§ Objective
Quote the data exactly, first line to the line containing "from matplotlib.patches import", with no pictures.

══════

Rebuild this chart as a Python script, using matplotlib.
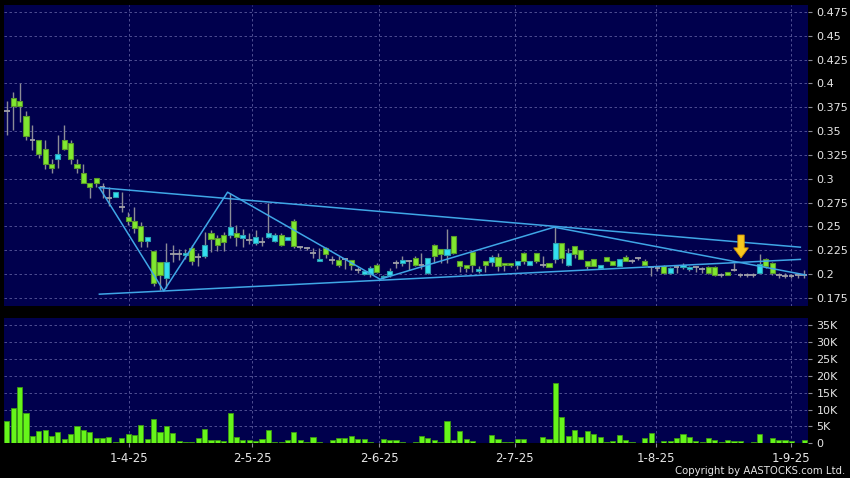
import numpy as np
import matplotlib
matplotlib.use("Agg")
import matplotlib.pyplot as plt
from matplotlib.patches import Rectangle, Polygon

# daily OHLC, one entry per trading day (Mar - Sep 2025)
opens = [
    0.371, 0.385, 0.382, 0.366, 0.341, 0.341, 0.331, 0.316, 0.321, 0.341,
    0.337, 0.316, 0.306, 0.296, 0.301, 0.291, 0.280, 0.281, 0.270, 0.260,
    0.256, 0.250, 0.235, 0.224, 0.213, 0.196, 0.221, 0.221, 0.220, 0.227,
    0.218, 0.219, 0.243, 0.238, 0.241, 0.241, 0.243, 0.238, 0.236, 0.233,
    0.234, 0.239, 0.235, 0.241, 0.236, 0.256, 0.228, 0.227, 0.222, 0.214,
    0.227, 0.215, 0.215, 0.216, 0.215, 0.204, 0.200, 0.200, 0.210, 0.197,
    0.199, 0.212, 0.212, 0.214, 0.217, 0.210, 0.201, 0.231, 0.226, 0.220,
    0.240, 0.214, 0.210, 0.223, 0.203, 0.214, 0.213, 0.218, 0.212, 0.212,
    0.209, 0.222, 0.210, 0.222, 0.210, 0.212, 0.216, 0.233, 0.210, 0.229,
    0.225, 0.214, 0.216, 0.206, 0.218, 0.214, 0.208, 0.218, 0.214, 0.217,
    0.214, 0.207, 0.206, 0.208, 0.201, 0.207, 0.207, 0.205, 0.207, 0.205,
    0.207, 0.207, 0.199, 0.202, 0.204, 0.199, 0.199, 0.199, 0.201, 0.216,
    0.212, 0.199, 0.198, 0.198, 0.199, 0.199,
]
highs = [
    0.382, 0.391, 0.400, 0.371, 0.356, 0.341, 0.341, 0.321, 0.346, 0.356,
    0.341, 0.321, 0.316, 0.296, 0.301, 0.296, 0.291, 0.286, 0.286, 0.265,
    0.270, 0.255, 0.239, 0.224, 0.213, 0.233, 0.231, 0.226, 0.226, 0.231,
    0.222, 0.244, 0.246, 0.241, 0.244, 0.285, 0.251, 0.247, 0.243, 0.246,
    0.239, 0.275, 0.243, 0.243, 0.239, 0.258, 0.229, 0.228, 0.227, 0.227,
    0.228, 0.219, 0.219, 0.217, 0.215, 0.207, 0.203, 0.208, 0.212, 0.199,
    0.206, 0.215, 0.219, 0.215, 0.219, 0.222, 0.217, 0.232, 0.226, 0.247,
    0.240, 0.214, 0.210, 0.223, 0.208, 0.214, 0.220, 0.222, 0.212, 0.212,
    0.214, 0.223, 0.214, 0.222, 0.219, 0.212, 0.250, 0.233, 0.227, 0.229,
    0.225, 0.214, 0.216, 0.210, 0.218, 0.214, 0.216, 0.220, 0.216, 0.218,
    0.216, 0.208, 0.207, 0.209, 0.207, 0.209, 0.212, 0.208, 0.208, 0.207,
    0.208, 0.208, 0.201, 0.202, 0.212, 0.201, 0.201, 0.201, 0.221, 0.217,
    0.213, 0.201, 0.201, 0.200, 0.201, 0.204,
]
lows = [
    0.346, 0.351, 0.360, 0.341, 0.330, 0.322, 0.310, 0.306, 0.311, 0.330,
    0.316, 0.306, 0.296, 0.280, 0.291, 0.280, 0.271, 0.281, 0.265, 0.251,
    0.243, 0.228, 0.228, 0.187, 0.183, 0.185, 0.213, 0.215, 0.216, 0.210,
    0.208, 0.217, 0.223, 0.224, 0.224, 0.238, 0.229, 0.228, 0.232, 0.231,
    0.229, 0.238, 0.234, 0.229, 0.236, 0.227, 0.226, 0.225, 0.217, 0.214,
    0.217, 0.211, 0.207, 0.205, 0.204, 0.201, 0.199, 0.197, 0.201, 0.195,
    0.197, 0.206, 0.208, 0.204, 0.208, 0.205, 0.200, 0.212, 0.212, 0.212,
    0.221, 0.202, 0.202, 0.202, 0.201, 0.202, 0.208, 0.203, 0.203, 0.207,
    0.205, 0.211, 0.209, 0.212, 0.207, 0.207, 0.212, 0.212, 0.208, 0.217,
    0.216, 0.205, 0.208, 0.206, 0.214, 0.210, 0.208, 0.214, 0.212, 0.215,
    0.209, 0.198, 0.203, 0.200, 0.200, 0.201, 0.205, 0.203, 0.202, 0.201,
    0.200, 0.198, 0.197, 0.199, 0.203, 0.197, 0.197, 0.197, 0.201, 0.206,
    0.199, 0.196, 0.196, 0.196, 0.196, 0.196,
]
closes = [
    0.371, 0.376, 0.376, 0.345, 0.341, 0.326, 0.316, 0.311, 0.326, 0.331,
    0.321, 0.311, 0.296, 0.291, 0.296, 0.291, 0.280, 0.286, 0.270, 0.256,
    0.248, 0.235, 0.239, 0.191, 0.199, 0.213, 0.221, 0.221, 0.222, 0.214,
    0.218, 0.231, 0.237, 0.230, 0.234, 0.249, 0.239, 0.241, 0.236, 0.239,
    0.234, 0.243, 0.241, 0.230, 0.239, 0.229, 0.228, 0.227, 0.222, 0.216,
    0.221, 0.215, 0.210, 0.216, 0.209, 0.204, 0.203, 0.206, 0.202, 0.198,
    0.203, 0.212, 0.215, 0.214, 0.209, 0.210, 0.217, 0.219, 0.221, 0.226,
    0.222, 0.208, 0.206, 0.210, 0.205, 0.209, 0.218, 0.208, 0.209, 0.209,
    0.214, 0.214, 0.214, 0.214, 0.210, 0.207, 0.233, 0.217, 0.222, 0.221,
    0.216, 0.208, 0.208, 0.210, 0.214, 0.210, 0.216, 0.214, 0.214, 0.217,
    0.210, 0.207, 0.206, 0.201, 0.206, 0.207, 0.209, 0.207, 0.207, 0.205,
    0.201, 0.199, 0.199, 0.199, 0.204, 0.199, 0.199, 0.199, 0.211, 0.208,
    0.201, 0.199, 0.198, 0.198, 0.199, 0.199,
]
# volume in thousands of shares
volumes_k = [
    6.6, 10.4, 16.8, 8.9, 2.2, 3.5, 3.9, 2.2, 3.4, 1.4,
    2.7, 5.1, 3.8, 3.2, 1.5, 1.6, 1.8, 0.5, 1.5, 2.7,
    2.5, 5.4, 1.3, 7.1, 3.3, 5.1, 3.0, 0.6, 0.3, 0.3,
    1.5, 4.1, 1.1, 0.9, 0.6, 9.1, 2.0, 1.0, 1.0, 0.6,
    1.2, 3.8, 0.3, 0.4, 0.9, 3.3, 1.0, 0.5, 2.0, 0.5,
    0.1, 0.9, 1.5, 1.5, 2.2, 1.4, 1.4, 0.5, 0.1, 1.4,
    1.1, 1.1, 0.3, 0.1, 0.5, 2.3, 1.7, 1.0, 0.3, 6.6,
    1.0, 3.7, 1.2, 0.7, 0.2, 0.2, 2.5, 1.2, 0.5, 0.5,
    1.3, 1.3, 0.2, 0.2, 2.0, 1.2, 18.0, 7.9, 2.2, 3.9,
    1.8, 3.5, 2.8, 1.8, 0.5, 0.8, 2.4, 1.1, 0.5, 0.1,
    1.5, 3.0, 0.2, 0.6, 0.6, 1.5, 2.9, 1.8, 0.6, 0.4,
    1.5, 0.9, 0.4, 0.9, 0.7, 0.6, 0.2, 0.5, 2.8, 0.2,
    1.5, 0.9, 1.0, 0.8, 0.2, 1.1,
]

date_labels = ["1-4-25", "2-5-25", "2-6-25", "2-7-25", "1-8-25", "1-9-25"]
date_pos = [19.1, 38.5, 58.4, 79.6, 101.8, 123.0]

price_ticks = [0.175, 0.2, 0.225, 0.25, 0.275, 0.3, 0.325, 0.35, 0.375,
               0.4, 0.425, 0.45, 0.475]
vol_ticks = [0, 5, 10, 15, 20, 25, 30, 35]

# pattern lines drawn by the chart service
zigzag_x = [14.5, 24.6, 34.6, 58.5, 85.8, 125.2]
zigzag_y = [0.2907, 0.1823, 0.2859, 0.1946, 0.2492, 0.1991]
upper_x = [14.5, 124.4]
upper_y = [0.2907, 0.2282]
lower_x = [14.5, 124.4]
lower_y = [0.1789, 0.2154]
arrow_x = 115.1
arrow_top = 0.241
arrow_tip = 0.217

BG = "#000000"
PANEL = "#00004d"
GRID = "#5a5a9c"
UP = "#33dff0"
UP_EDGE = "#2a9fb0"
DOWN = "#80e830"
DOWN_EDGE = "#5a9a2a"
WICK = "#8c8c96"
LINE = "#3fa6e6"
TXT = "#e6e6e6"

fig = plt.figure(figsize=(8.5, 4.78), dpi=100, facecolor=BG)
ax = fig.add_axes([4 / 850, 1 - 306 / 478, 804 / 850, 301 / 478])
axv = fig.add_axes([4 / 850, 1 - 443.3 / 478, 804 / 850, 125.3 / 478])

n = len(opens)
idx = np.arange(n)
xlim = (-0.45, 125.6)

for a in (ax, axv):
    a.set_facecolor(PANEL)
    for s in a.spines.values():
        s.set_visible(False)
    a.set_xlim(*xlim)
    a.yaxis.tick_right()
    a.tick_params(axis="y", colors=WICK, labelcolor=TXT, labelsize=8,
                  length=3, pad=3, width=0.8)
    a.set_xticks(date_pos)
    a.grid(True, color=GRID, linestyle=(0, (3, 3)), linewidth=0.6)
    a.set_axisbelow(True)

# candles
for i in idx:
    o, h, l, c = opens[i], highs[i], lows[i], closes[i]
    ax.vlines(i, l, h, color=WICK, linewidth=1.0, zorder=2)
    if c > o:
        ax.add_patch(Rectangle((i - 0.4, o), 0.8, c - o, facecolor=UP,
                               edgecolor=UP_EDGE, linewidth=0.8, zorder=3))
    elif c < o:
        ax.add_patch(Rectangle((i - 0.4, c), 0.8, o - c, facecolor=DOWN,
                               edgecolor=DOWN_EDGE, linewidth=0.8, zorder=3))
    else:
        ax.hlines(o, i - 0.45, i + 0.45, color="#a0a0a8", linewidth=1.3, zorder=3)

ax.plot(zigzag_x, zigzag_y, color=LINE, linewidth=1.1, zorder=4)
ax.plot(upper_x, upper_y, color=LINE, linewidth=1.1, zorder=4)
ax.plot(lower_x, lower_y, color=LINE, linewidth=1.1, zorder=4)

# down arrow marker
hw, sw, hl = 1.15, 0.5, 0.0105
ax.add_patch(Polygon([
    (arrow_x - sw, arrow_top), (arrow_x + sw, arrow_top),
    (arrow_x + sw, arrow_tip + hl), (arrow_x + hw, arrow_tip + hl),
    (arrow_x, arrow_tip), (arrow_x - hw, arrow_tip + hl),
    (arrow_x - sw, arrow_tip + hl)],
    closed=True, facecolor="#f7c81e", edgecolor="#d89400", linewidth=0.6, zorder=5))

ax.set_ylim(0.1665, 0.4823)
ax.set_yticks(price_ticks)
ax.set_yticklabels([f"{v:g}" for v in price_ticks])
ax.tick_params(axis="x", length=0, labelbottom=False)

axv.bar(idx, volumes_k, width=0.8, color="#66f51a", edgecolor="#3c9a12",
        linewidth=0.6, zorder=3)
axv.set_ylim(0, 37.1)
axv.set_yticks(vol_ticks)
axv.set_yticklabels(["0"] + [f"{v}K" for v in vol_ticks[1:]])
axv.set_xticklabels(date_labels)
axv.tick_params(axis="x", colors=WICK, labelcolor=TXT, labelsize=8.5,
                length=3, pad=3, width=0.8)

fig.text(845 / 850, 1 - 471.5 / 478, "Copyright by AASTOCKS.com Ltd.",
         color=TXT, fontsize=7.3, ha="right", va="center")

fig.savefig("out.png", dpi=100, facecolor=BG)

══════

§ Task answer
Rebuild this chart as a Python script, using matplotlib.
import numpy as np
import matplotlib
matplotlib.use("Agg")
import matplotlib.pyplot as plt
from matplotlib.patches import Rectangle, Polygon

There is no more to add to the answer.